The GWP number for other gases shows the warming effect in CO₂ terms over time. For example, the GWP100 for nitrous oxide (N₂O) is 273. This means that 1 tonne of N₂O causes the same amount of warming as 273 tonnes of CO₂ (in this case over 100 years).

The most commonly used GWP measure is GWP100, meaning the average warming potential over 100 years. Alternatives include GWP20, modelling impact over 20 years, and GWP*, which models the impact of methane, accounting for its faster breakdown time, and provides a clearer picture of the actual warming impact of the short-lived gas.

GWP100 is the internationally accepted standard, and is used by countries for their emissions accounting, as agreed at the United Nations level. However, when using a blanket calculation such as GWP100 we need to be mindful of its limitations when making decisions around short-lived gases.

¹GWP100 factors from the IPCC’s 6^th Assessment Report (AR6). These are the most recent factors available. However, the UK’s national GHG accounting currently uses older factors.

The aim of GWP is to allow nations to see which activities are the biggest contributors to global warming across the various greenhouse gases. GWP should also allow nations to model the impact that various changes (mitigations) would have on overall warming. For gases that persist for over 100 years, like carbon dioxide (CO₂) and nitrous oxide (N₂O), GWP100 works well. However, because methane breaks down over just 12 years, GWP100 does not show the true impact of methane on global warming.

The United Nations recognises that GWP100 is inaccurate when measuring the warming impact of short-lived GHGs such as methane. In the UN IPCC’s 6^th Assessment Report (AR6), it acknowledges that other measures such as GWP* can more accurately model this. However, GWP100 remains the official standard for international reporting for the time being. Given the long timescales international decision making often works on, this is unlikely to change in the immediate future. 

GWP*

GWP* aims to better model the impact of methane and compare the warming effect it has relative to CO₂ over time. Under GWP*, methane emissions initially have a more potent impact than under GWP100, but then drop to a very low impact, well below that from GWP100.

Under GWP*, if the rate of emissions of methane stays constant over many years, then the additional warming effect of these emissions is relatively negligible. That is because the concentration of methane in the atmosphere will plateau as older methane breaking down balances out the warming impact of new methane. Furthermore, if methane emissions are falling, this can produce a net cooling effect. However, if methane emissions continually increase, this has a more dramatic increase under GWP* than GWP100.  

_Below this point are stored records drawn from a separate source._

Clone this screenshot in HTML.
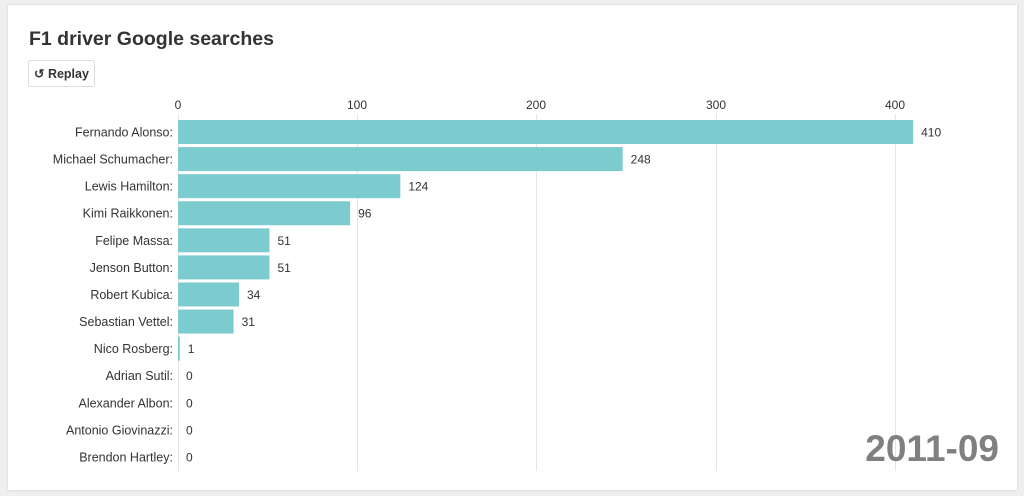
<!DOCTYPE html>
<html><head><meta charset="utf-8"><style>
html,body{margin:0;padding:0;background:#efefef;width:1024px;height:496px;overflow:hidden;font-family:"Liberation Sans",sans-serif}
.card{position:absolute;left:8px;top:5px;width:1009px;height:485px;background:#fff;box-shadow:0 0 3px rgba(0,0,0,.12)}
</style></head><body>
<div class="card"></div>
<svg width="1024" height="496" style="position:absolute;left:0;top:0" font-family="Liberation Sans, sans-serif">
<text x="29" y="45" font-size="19.5" font-weight="bold" fill="#333">F1 driver Google searches</text>
<rect x="28.5" y="60.5" width="66" height="26" rx="2" fill="#fff" stroke="#ddd"/>
<text x="34" y="78" font-size="12.5" font-weight="bold" fill="#333">↺ Replay</text>
<g stroke="#e6e6e6" stroke-width="1">
<line x1="178.5" y1="114" x2="178.5" y2="471"/><line x1="357.5" y1="114" x2="357.5" y2="471"/>
<line x1="536.5" y1="114" x2="536.5" y2="471"/><line x1="716.5" y1="114" x2="716.5" y2="471"/>
<line x1="895.5" y1="114" x2="895.5" y2="471"/></g>
<g font-size="12" fill="#333" text-anchor="middle">
<text x="178" y="109">0</text><text x="357" y="109">100</text><text x="536" y="109">200</text><text x="716" y="109">300</text><text x="895" y="109">400</text></g>
<g id="rows" font-size="12.5" fill="#333"></g>
<text x="999" y="461" font-size="37" font-weight="bold" fill="#808080" text-anchor="end">2011-09</text>
</svg>
<script>
var d=[["Fernando Alonso",410],["Michael Schumacher",248],["Lewis Hamilton",124],["Kimi Raikkonen",96],["Felipe Massa",51],["Jenson Button",51],["Robert Kubica",34],["Sebastian Vettel",31],["Nico Rosberg",1],["Adrian Sutil",0],["Alexander Albon",0],["Antonio Giovinazzi",0],["Brendon Hartley",0]];
var g=document.getElementById('rows'),s='';
d.forEach(function(r,i){var c=132+27.08*i,w=r[1]*1.793;
s+='<rect x="178" y="'+(c-12)+'" width="'+w+'" height="24" fill="#7ccbcf"/>';
s+='<text x="173" y="'+(c+4.5)+'" text-anchor="end">'+r[0]+':</text>';
s+='<text x="'+(178+w+8)+'" y="'+(c+4.5)+'" font-size="12">'+r[1]+'</text>';});
g.innerHTML=s;
</script>
</body></html>
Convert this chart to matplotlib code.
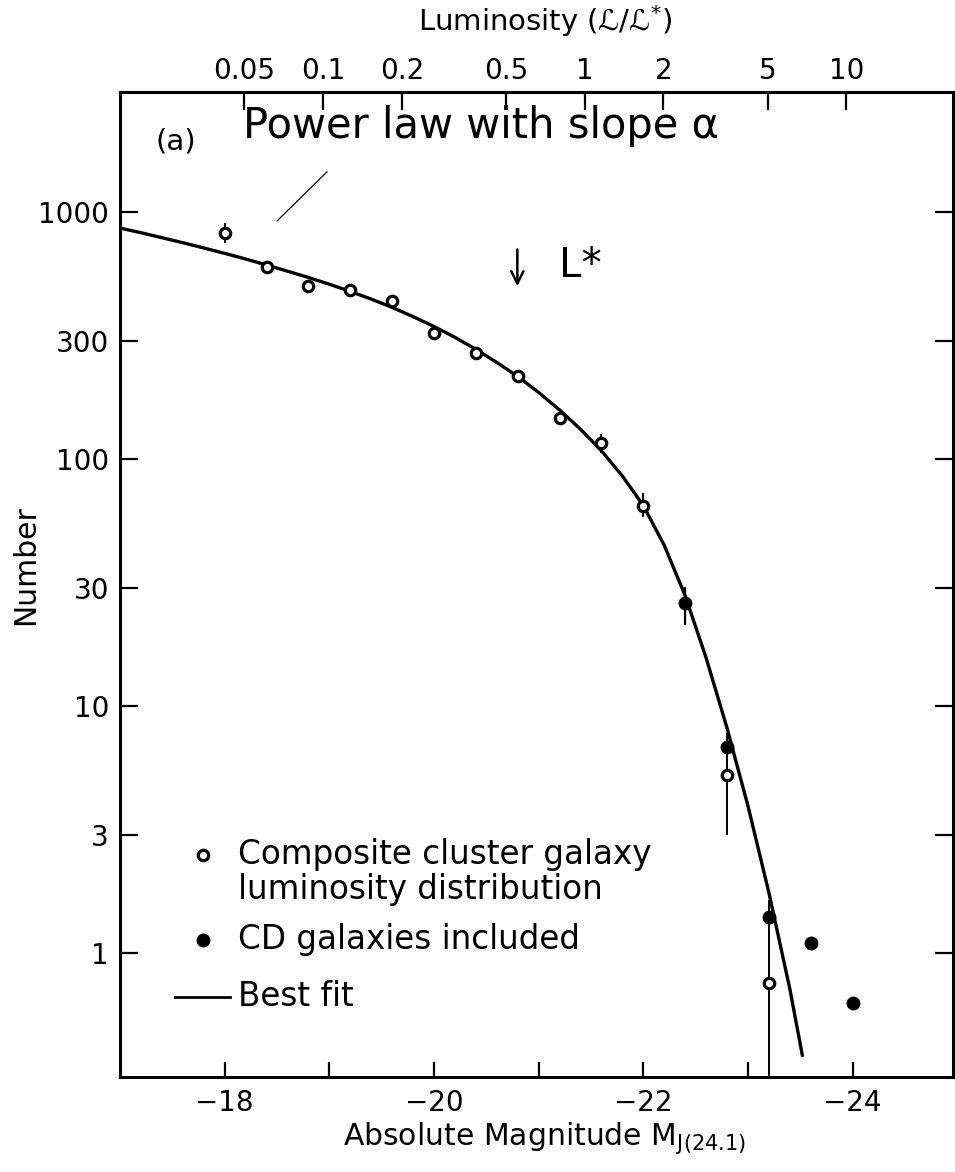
import numpy as np
import matplotlib.pyplot as plt
from matplotlib.ticker import NullLocator

plt.rcParams['font.family'] = ['DejaVu Sans']
plt.rcParams['mathtext.fontset'] = 'dejavusans'

# Composite cluster galaxy luminosity distribution (open circles)
open_mag = [-18.0, -18.4, -18.8, -19.2, -19.6, -20.0, -20.4, -20.8, -21.2, -21.6, -22.0, -22.8, -23.2]
open_n = [822, 598, 501, 483, 436, 324, 268, 217, 147, 116, 64.6, 5.26, 0.757]
open_lo = [749, 585, 490, 472, 426, 316, 262, 212, 143, 106, 58.2, 3.0, 0.05]
open_hi = [902, 612, 512, 494, 446, 332, 274, 222, 151, 126, 72.8, 7.8, 1.64]

# CD galaxies included (filled circles)
cd_mag = [-22.4, -22.8, -23.2, -23.6, -24.0]
cd_n = [26.1, 6.8, 1.40, 1.10, 0.63]
cd_lo = [21.3, 6.8, 1.40, 1.10, 0.63]
cd_hi = [30.3, 6.8, 1.40, 1.10, 0.63]

# Best fit curve
fit_mag = [-17.0, -17.2, -17.4, -17.6, -17.8, -18.0, -18.2, -18.4, -18.6, -18.8,
           -19.0, -19.2, -19.4, -19.6, -19.8, -20.0, -20.2, -20.4, -20.6, -20.8,
           -21.0, -21.2, -21.4, -21.6, -21.8, -22.0, -22.2, -22.4, -22.6, -22.8,
           -23.0, -23.2, -23.4, -23.52]
fit_n = [861, 824, 787, 751, 715, 680, 645, 610, 576, 543,
         510, 477, 444, 411, 377, 344, 311, 278, 246, 216,
         186, 158, 132, 108, 85.4, 64.8, 44.8, 28.0, 15.7, 8.16,
         3.95, 1.76, 0.719, 0.386]

y_ticks = [1, 3, 10, 30, 100, 300, 1000]
x_ticks = [-18, -20, -22, -24]
x_minor = [-19, -21, -23]
lum_ticks = [0.05, 0.1, 0.2, 0.5, 1, 2, 5, 10]
lum_labels = ['0.05', '0.1', '0.2', '0.5', '1', '2', '5', '10']
m_star = -21.44

fig = plt.figure(figsize=(9.55, 11.72), dpi=100)
ax = fig.add_axes([0.1257, 0.0811, 0.8722, 0.8404])

ax.plot(fit_mag, fit_n, color='black', lw=2.4, zorder=2)

open_n_arr = np.array(open_n)
yerr_open = [open_n_arr - np.array(open_lo), np.array(open_hi) - open_n_arr]
ax.errorbar(open_mag, open_n, yerr=yerr_open, fmt='o', ms=7.5, mfc='white', mec='black',
            mew=2.3, ecolor='black', elinewidth=1.4, capsize=0, zorder=3)

cd_n_arr = np.array(cd_n)
yerr_cd = [cd_n_arr - np.array(cd_lo), np.array(cd_hi) - cd_n_arr]
ax.errorbar(cd_mag, cd_n, yerr=yerr_cd, fmt='o', ms=9, mfc='black', mec='black',
            ecolor='black', elinewidth=1.6, capsize=0, zorder=4)

ax.set_yscale('log')
ax.set_xlim(-17, -24.96)
ax.set_ylim(0.315, 3060)

ax.set_yticks(y_ticks, labels=[str(v) for v in y_ticks])
ax.yaxis.set_minor_locator(NullLocator())
ax.set_xticks(x_ticks, labels=[str(v).replace('-', '\u2212') for v in x_ticks])
ax.set_xticks(x_minor, minor=True)

ax.tick_params(axis='y', which='major', direction='in', length=13, width=1.6,
               labelsize=20, pad=8, left=True, right=True)
ax.tick_params(axis='x', which='both', direction='in', length=11, width=1.6,
               labelsize=20, pad=9, top=False)
for s in ax.spines.values():
    s.set_linewidth(2.2)

ax.set_ylabel('Number', fontsize=21.5)
ax.yaxis.set_label_coords(-0.096, 0.52)
ax.set_xlabel(r'Absolute Magnitude M$_{\mathrm{J(24.1)}}$', fontsize=21.5, va='baseline')
ax.xaxis.set_label_coords(0.51, -0.069)

# Luminosity axis on top
sec = ax.secondary_xaxis('top', functions=(
    lambda m: 10 ** (-0.4 * (np.asarray(m) - m_star)),
    lambda l: m_star - 2.5 * np.log10(np.clip(l, 1e-6, None))))
sec.set_xticks(lum_ticks, labels=lum_labels)
sec.xaxis.set_minor_locator(NullLocator())
sec.tick_params(direction='in', length=13, width=1.6, labelsize=20, pad=5)
sec.spines['top'].set_linewidth(2.2)
ax.text(0.51, 1.062, 'Luminosity (\u2112/\u2112$^{*}$)', transform=ax.transAxes,
        fontsize=21, ha='center', va='baseline')

# Annotations
ax.text(0.042, 0.950, '(a)', transform=ax.transAxes, fontsize=21, va='center', ha='left')
ax.text(0.1477, 0.953, 'Power law with slope \u03b1', transform=ax.transAxes,
        fontsize=30, va='baseline', ha='left')
ax.annotate('', xy=(0.186, 0.867), xytext=(0.251, 0.921), xycoords='axes fraction',
            arrowprops=dict(arrowstyle='-', lw=0.9, color='black'))
ax.annotate('', xy=(0.477, 0.800), xytext=(0.477, 0.843), xycoords='axes fraction',
            arrowprops=dict(arrowstyle='->', lw=1.8, color='black', mutation_scale=22))
ax.text(0.527, 0.812, 'L*', transform=ax.transAxes, fontsize=29, va='baseline', ha='left')

# Legend drawn by hand
ax.plot([0.0996], [0.2254], 'o', ms=7.5, mfc='white', mec='black', mew=2.3,
        transform=ax.transAxes, clip_on=False)
ax.text(0.1417, 0.2254, 'Composite cluster galaxy', transform=ax.transAxes,
        fontsize=23.5, va='center', ha='left')
ax.text(0.1417, 0.1900, 'luminosity distribution', transform=ax.transAxes,
        fontsize=23.5, va='center', ha='left')
ax.plot([0.0996], [0.1391], 'o', ms=9, mfc='black', mec='black',
        transform=ax.transAxes, clip_on=False)
ax.text(0.1417, 0.1391, 'CD galaxies included', transform=ax.transAxes,
        fontsize=23.5, va='center', ha='left')
ax.plot([0.066, 0.132], [0.0812, 0.0812], color='black', lw=2.0, transform=ax.transAxes)
ax.text(0.1417, 0.0812, 'Best fit', transform=ax.transAxes,
        fontsize=23.5, va='center', ha='left')

fig.savefig('out.png', dpi=100)
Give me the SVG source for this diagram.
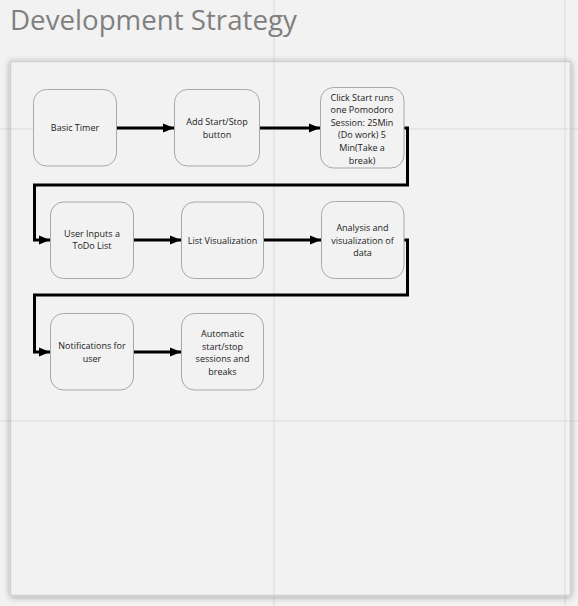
<svg xmlns="http://www.w3.org/2000/svg" width="578" height="606" viewBox="0 0 578 606">
<defs>
<style>
.grid{stroke:#e2e2e2;stroke-width:1.5;fill:none}
.node{fill:#f2f2f2;stroke:#a8a8a8;stroke-width:1}
.lbl{font-family:"Open Sans","Noto Sans",sans-serif;font-size:9px;fill:#1a1a1a;text-anchor:middle}
.con{fill:none;stroke:#000;stroke-width:3;stroke-linejoin:miter}
.title{font-family:"Open Sans","Noto Sans",sans-serif;font-size:27.7px;fill:#808080}
</style>
<marker id="ah" markerUnits="userSpaceOnUse" markerWidth="12" markerHeight="12" viewBox="0 0 12 12" refX="11" refY="6" orient="auto">
<path d="M0,1.5 L11,6 L0,10.5 Z" fill="#000"/>
</marker>
<filter id="sh" x="-10%" y="-10%" width="120%" height="120%">
<feGaussianBlur in="SourceAlpha" stdDeviation="3"/>
<feOffset dx="0" dy="1"/>
<feComponentTransfer><feFuncA type="linear" slope="0.35"/></feComponentTransfer>
<feMerge><feMergeNode/><feMergeNode in="SourceGraphic"/></feMerge>
</filter>
</defs>
<rect x="0" y="0" width="578" height="606" fill="#f2f2f2"/>
<g id="grid-back">
<line class="grid" x1="274" y1="0" x2="274" y2="606"/>
<line class="grid" x1="565" y1="0" x2="565" y2="606"/>
<line class="grid" x1="0" y1="129" x2="578" y2="129"/>
<line class="grid" x1="0" y1="421" x2="578" y2="421"/>
</g>
<text class="title" x="10" y="30">Development Strategy</text>
<g id="frame">
<rect x="10.5" y="61.5" width="560" height="534" fill="#f2f2f2" stroke="#cfcfcf" stroke-width="1.5" filter="url(#sh)"/>
<line class="grid" x1="274" y1="62" x2="274" y2="595"/>
<line class="grid" x1="565" y1="62" x2="565" y2="595"/>
<line class="grid" x1="11" y1="129" x2="570" y2="129"/>
<line class="grid" x1="11" y1="421" x2="570" y2="421"/>
</g>
<g id="connectors">
<path class="con" d="M116.5,128 L174,128" marker-end="url(#ah)"/>
<path class="con" d="M259.5,128 L320,128" marker-end="url(#ah)"/>
<path class="con" d="M404,128 L407.5,128 L407.5,185 L34.5,185 L34.5,240 L50,240" marker-end="url(#ah)"/>
<path class="con" d="M133,240 L181,240" marker-end="url(#ah)"/>
<path class="con" d="M263,240 L321,240" marker-end="url(#ah)"/>
<path class="con" d="M404,240 L407.5,240 L407.5,295 L34.5,295 L34.5,352 L50,352" marker-end="url(#ah)"/>
<path class="con" d="M133,352 L181,352" marker-end="url(#ah)"/>
</g>
<g id="n1"><rect class="node" x="33.5" y="89.5" width="83" height="76.5" rx="13"/>
<text class="lbl" x="75" y="131.3">Basic Timer</text></g>
<g id="n2"><rect class="node" x="174.5" y="89.5" width="85" height="76.5" rx="13"/>
<text class="lbl" x="217" y="125.3">Add Start/Stop</text><text class="lbl" x="217" y="137.6">button</text></g>
<g id="n3"><rect class="node" x="320.5" y="87.5" width="83.5" height="80.5" rx="13"/>
<text class="lbl" x="362" y="100.6">Click Start runs</text>
<text class="lbl" x="362" y="113.2">one Pomodoro</text>
<text class="lbl" x="362" y="125.8">Session: 25Min</text>
<text class="lbl" x="362" y="138.4">(Do work) 5</text>
<text class="lbl" x="362" y="151">Min(Take a</text>
<text class="lbl" x="362" y="163.6">break)</text></g>
<g id="n4"><rect class="node" x="50.5" y="202" width="83" height="76.5" rx="13"/>
<text class="lbl" x="92" y="236.6">User Inputs a</text><text class="lbl" x="92" y="249.3">ToDo List</text></g>
<g id="n5"><rect class="node" x="181.5" y="202" width="82" height="76.5" rx="13"/>
<text class="lbl" x="222.5" y="243.6">List Visualization</text></g>
<g id="n6"><rect class="node" x="321.5" y="201.5" width="82.5" height="77" rx="13"/>
<text class="lbl" x="362.5" y="230.8">Analysis and</text><text class="lbl" x="362.5" y="243.6">visualization of</text><text class="lbl" x="362.5" y="256.2">data</text></g>
<g id="n7"><rect class="node" x="50.5" y="313.5" width="83" height="76.5" rx="13"/>
<text class="lbl" x="92" y="349">Notifications for</text><text class="lbl" x="92" y="362">user</text></g>
<g id="n8"><rect class="node" x="181.5" y="313.5" width="82" height="76.5" rx="13"/>
<text class="lbl" x="222.5" y="336.5">Automatic</text><text class="lbl" x="222.5" y="349.5">start/stop</text><text class="lbl" x="222.5" y="362.3">sessions and</text><text class="lbl" x="222.5" y="375">breaks</text></g>
</svg>
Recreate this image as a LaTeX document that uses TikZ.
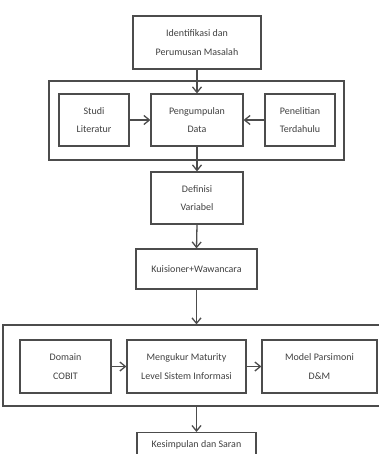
\documentclass[tikz,border=0pt]{standalone}
\usepackage{fontspec}
\setmainfont{Carlito}
\usetikzlibrary{arrows.meta}
\begin{document}
\begin{tikzpicture}[x=1pt,y=-1pt,
  box/.style={draw=black!70, line width=1.2pt, rectangle, inner sep=0pt, align=center,
    font=\fontsize{10}{18.5}\selectfont, text=black!75},
  arr/.style={-{Straight Barb[length=5.5pt,width=9pt]}, line width=1.3pt, draw=black!70}]
\useasboundingbox (0,0) rectangle (379,454);
\clip (0,0) rectangle (379,454);
\node[box, minimum width=128pt, minimum height=53pt] (ident) at (197,42.5) {Identifikasi dan\\Perumusan Masalah};
\node[box, minimum width=295pt, minimum height=79pt] (outerA) at (196.5,120.5) {};
\node[box, minimum width=70pt, minimum height=52pt] (studi) at (94,120) {Studi\\Literatur};
\node[box, minimum width=92pt, minimum height=52pt] (peng) at (197,120) {Pengumpulan\\Data};
\node[box, minimum width=70pt, minimum height=52pt] (penel) at (300,120) {Penelitian\\Terdahulu};
\node[box, minimum width=92pt, minimum height=52pt] (defi) at (197,198) {Definisi\\Variabel};
\node[box, minimum width=121pt, minimum height=40pt] (kuis) at (196.5,269) {Kuisioner+Wawancara};
\node[box, minimum width=387pt, minimum height=81pt] (outerB) at (196.5,365.5) {};
\node[box, minimum width=91pt, minimum height=53pt] (domain) at (65.5,366.5) {Domain\\COBIT};
\node[box, minimum width=119pt, minimum height=53pt] (meng) at (186.5,366.5) {Mengukur Maturity\\Level Sistem Informasi};
\node[box, minimum width=115pt, minimum height=53pt] (model) at (319.5,366.5) {Model Parsimoni\\D\&M};
\node[box, minimum width=119pt, anchor=north, inner ysep=8pt] (kes) at (196.5,432) {Kesimpulan dan Saran};
\draw[arr] (ident.south) -- (peng.north);
\draw[arr] (studi.east) -- (peng.west);
\draw[arr] (penel.west) -- (peng.east);
\draw[arr] (peng.south) -- (defi.north);
\draw[arr] (defi.south) -- (kuis.north);
\draw[arr] (kuis.south) -- (outerB.north);
\draw[arr] (domain.east) -- (meng.west);
\draw[arr] (meng.east) -- (model.west);
\draw[arr] (outerB.south) -- (kes.north);
\end{tikzpicture}
\end{document}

The charts below (from Lynch et al 2020) show how converting methane to CO₂ equivalent looks different using GWP100 and GWP*:

One aspect that GWP* doesn’t currently account for is the source of the methane. One of the products of methane breakdown is CO₂, which also has a warming effect. If the methane was from a non-cyclical (fossil) source, then this is new CO₂ being added to the atmosphere and bringing additional warming. However, if the methane is from a source in a natural cycle, such as from cattle, then the CO₂ it becomes is comparable to the CO₂ taken out of the atmosphere into the plants that fed the cattle just a few decades before. In this case, it is argued that the methane therefore provides no additional warming once it has broken down, and long-term stable methane emissions result in no additional warming.

In July 2023, eight internationally recognised scientists, from eight of the UK’s leading science institutes published an academic letter in support of using GWP* as part of assessing climate impacts. Click here to read our summary of the paper.

Measurement of emissions and sequestration must be consistent to allow fair global comparisons, as well as wider environmental impact measures and sustainability improvement.  At present measurement and comparisons are still evolving and this should be borne in mind when making policy decisions.

The critical question is which measure best reflects the actual impact on warming and on the environment and drives focus and reductions in the right areas. 

Pragmatically, in the meantime the industry should report emissions using both GWP* and GWP100 as echoed in UK industry Road Maps and by Beef and Lamb NZ. 

Regardless of what any evolving current measurement methodology says it is important to note that UK agricultural production has the potential to be fully sustainable and operate within a natural cycle.